Mientras las tabacaleras han sido por fin obligadas a poner en sus paquetes 'Fumar mata', no hay ni un solo gobierno en el mundo que haya sido capaz de imponer a sus fabricantes de coches algo similar, o al menos la exigencia de que salgan de fábrica con limitadores de velocidad que impidan incumplir la ley: la paradoja es que no es legal ir a más de 120 km/h pero es legal vender coches que sobrepasan los 250Km/h. Como tampoco sabemos, por ejemplo, un ránquing elemental de los modelos de coches que más accidentes provocan. Porque el coche, además de ser un fabuloso instrumento de transporte que ciertamente ha contribuido al desarrollo económico y social del planeta, es al mismo tiempo una despiadada máquina de matar: peatones, ciclistas y automovilistas mueren a diario en una de las tragedias más salvajes y a la vez más silenciadas que conoce la humanidad. Nos resignamos a esta monstruosidad sin tomar medidas porque hemos asumido que es el precio necesario que hay que pagar para el progreso económico, pero también porque la cultura del coche está impregnada en nuestro ADN. Gracias a ella, toleramos, por ejemplo, el ruido infernal que provocan constantemente algunos cretinos con sus acelerones, y damos por buena la aberración de que la calle Aragó de Barcelona tenga cinco carriles en pleno centro de la ciudad. Es la cultura, a menudo testosterónica, de la velocidad, el ruido y por supuesto, del estatus social.
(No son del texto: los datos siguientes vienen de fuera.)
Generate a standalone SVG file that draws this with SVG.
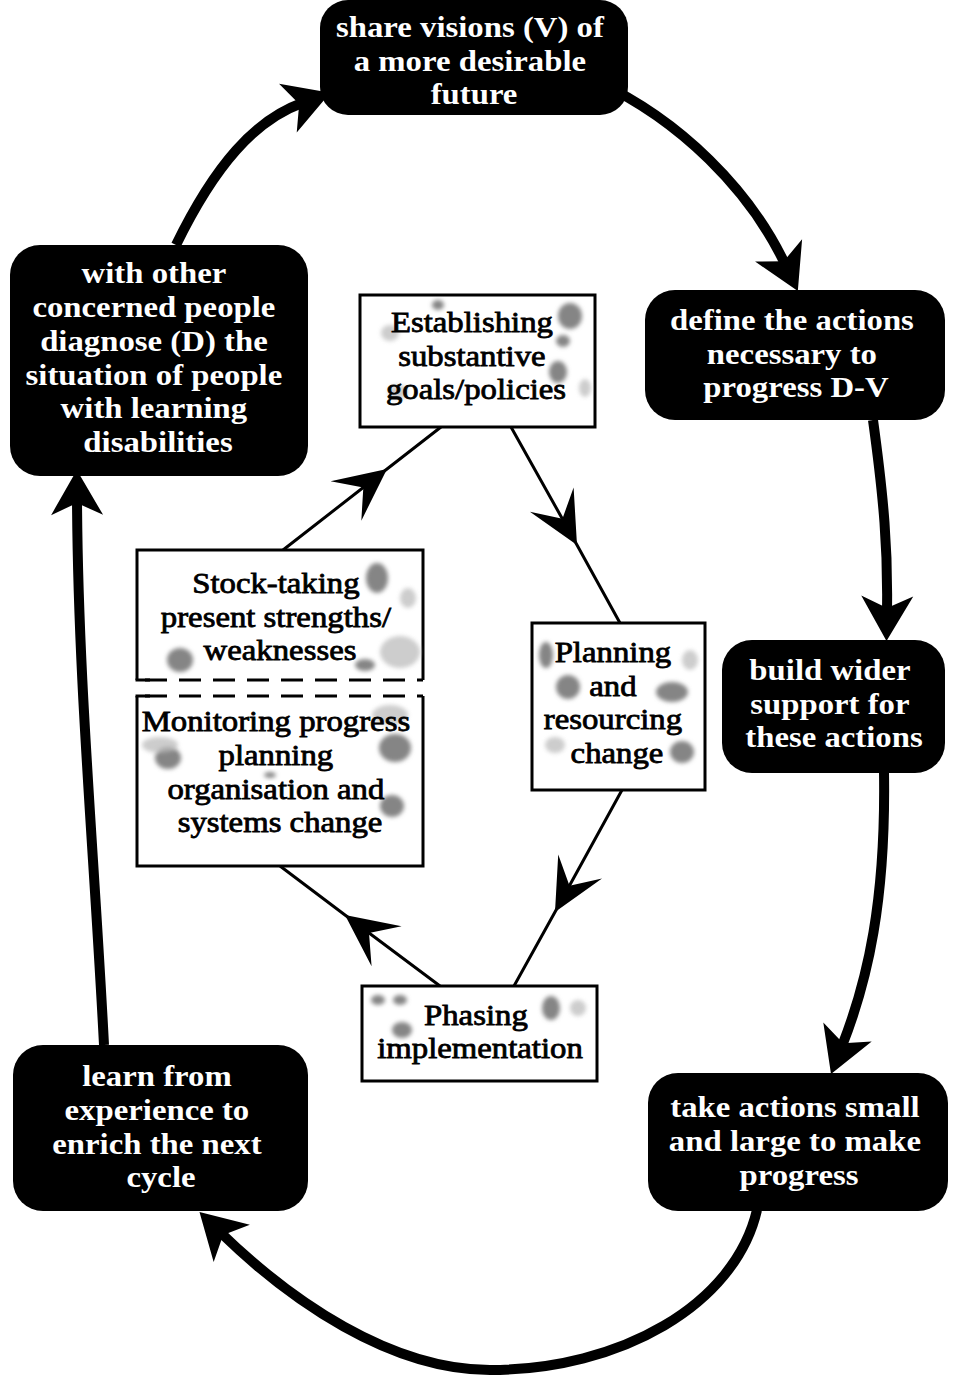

Por eso es sorprendente que nos bombardeen cíclicamente con campañas muy calculadas sobre el incivismo de los patinetes o de los excesivos carriles bici que entorpecen el tráfico.

Hoy es mucho más mediático el atropello puntual de un patinete a un peatón que la muerte diaria de decenas de personas involucradas en accidentes de coche. Y los ayuntamientos que se atreven a atacar el problema, reducen carriles y dan más protagonismo al peatón o a la bicicleta son demonizados y puestos en el punto de mira. Hasta que no nos quitemos de encima la 'cochedependencia', y su peligrosa cultura asociada, fracasaran todas las cumbres de Glasgow y todos nuestros intentos de construir un mundo mejor.